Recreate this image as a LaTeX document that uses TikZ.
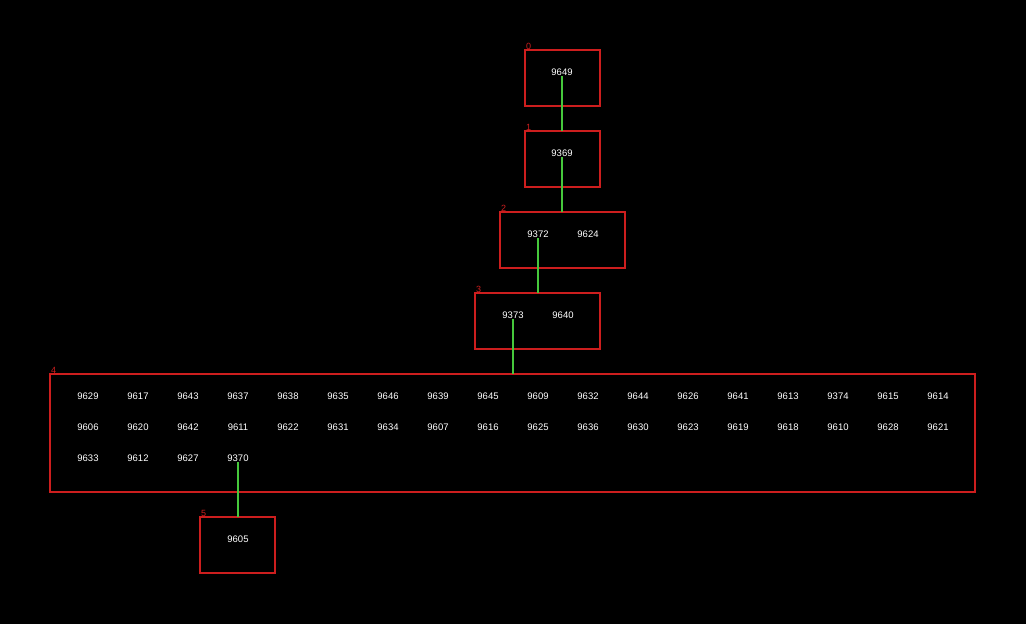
\documentclass[tikz,border=0pt]{standalone}
\usepackage{fontspec}
\setmainfont{Liberation Sans}
\definecolor{boxred}{RGB}{205,30,30}
\definecolor{edgegreen}{RGB}{70,200,60}
\begin{document}
\begin{tikzpicture}[x=1pt,y=-1pt,
  cluster/.style={draw=boxred,line width=1.1pt,fill=none},
  lbl/.style={text=white,font=\fontsize{9.5}{10}\selectfont,inner sep=0.5pt},
  cnum/.style={text=boxred,font=\fontsize{9}{10}\selectfont,inner sep=0pt,anchor=south west},
  edge/.style={draw=edgegreen,line width=1.1pt}]
\fill[black] (0,0) rectangle (1026,624);
\useasboundingbox (0,0) rectangle (1026,624);
% clusters
\draw[cluster] (525,50) rectangle (600,106);
\coordinate (c0) at (525,50);
\draw[cluster] (525,131) rectangle (600,187);
\coordinate (c1) at (525,131);
\draw[cluster] (500,212) rectangle (625,268);
\coordinate (c2) at (500,212);
\draw[cluster] (475,293) rectangle (600,349);
\coordinate (c3) at (475,293);
\draw[cluster] (50,374) rectangle (975,492);
\coordinate (c4) at (50,374);
\draw[cluster] (200,517) rectangle (275,573);
\coordinate (c5) at (200,517);
\node[cnum] (n0) at ([xshift=1]c0) {0};
\node[cnum] (n1) at ([xshift=1]c1) {1};
\node[cnum] (n2) at ([xshift=1]c2) {2};
\node[cnum] (n3) at ([xshift=1]c3) {3};
\node[cnum] (n4) at ([xshift=1]c4) {4};
\node[cnum] (n5) at ([xshift=1]c5) {5};
% nodes
\node[lbl] (t9649) at (562,72) {9649};
\node[lbl] (t9369) at (562,153) {9369};
\node[lbl] (t9372) at (538,234) {9372};
\node[lbl] (t9624) at (588,234) {9624};
\node[lbl] (t9373) at (513,315) {9373};
\node[lbl] (t9640) at (563,315) {9640};
\foreach \t [count=\i from 0] in {9629,9617,9643,9637,9638,9635,9646,9639,9645,9609,9632,9644,9626,9641,9613,9374,9615,9614}
  \node[lbl] (t\t) at (88+50*\i,396) {\t};
\foreach \t [count=\i from 0] in {9606,9620,9642,9611,9622,9631,9634,9607,9616,9625,9636,9630,9623,9619,9618,9610,9628,9621}
  \node[lbl] (t\t) at (88+50*\i,427) {\t};
\foreach \t [count=\i from 0] in {9633,9612,9627,9370}
  \node[lbl] (t\t) at (88+50*\i,458) {\t};
\node[lbl] (t9605) at (238,539) {9605};
% edges
\coordinate (e1) at (562,131);
\coordinate (e2) at (562,212);
\coordinate (e3) at (538,293);
\coordinate (e4) at (513,374);
\coordinate (e5) at (238,517);
\draw[edge] (t9649.south) -- (e1);
\draw[edge] (t9369.south) -- (e2);
\draw[edge] (t9372.south) -- (e3);
\draw[edge] (t9373.south) -- (e4);
\draw[edge] (t9370.south) -- (e5);
\end{tikzpicture}
\end{document}
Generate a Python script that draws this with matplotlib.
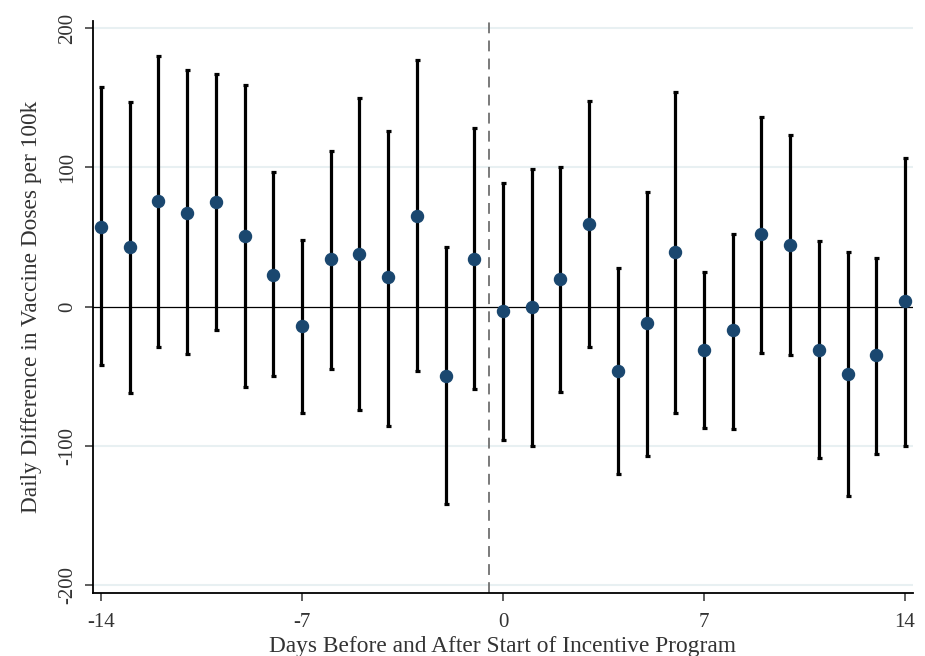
○ ○ ○ ○ ○ ○ ○
Copy down every line of the entries containing the word "that".

Recreate this image as a LaTeX document that uses TikZ.
Generate a Python script that draws this with matplotlib.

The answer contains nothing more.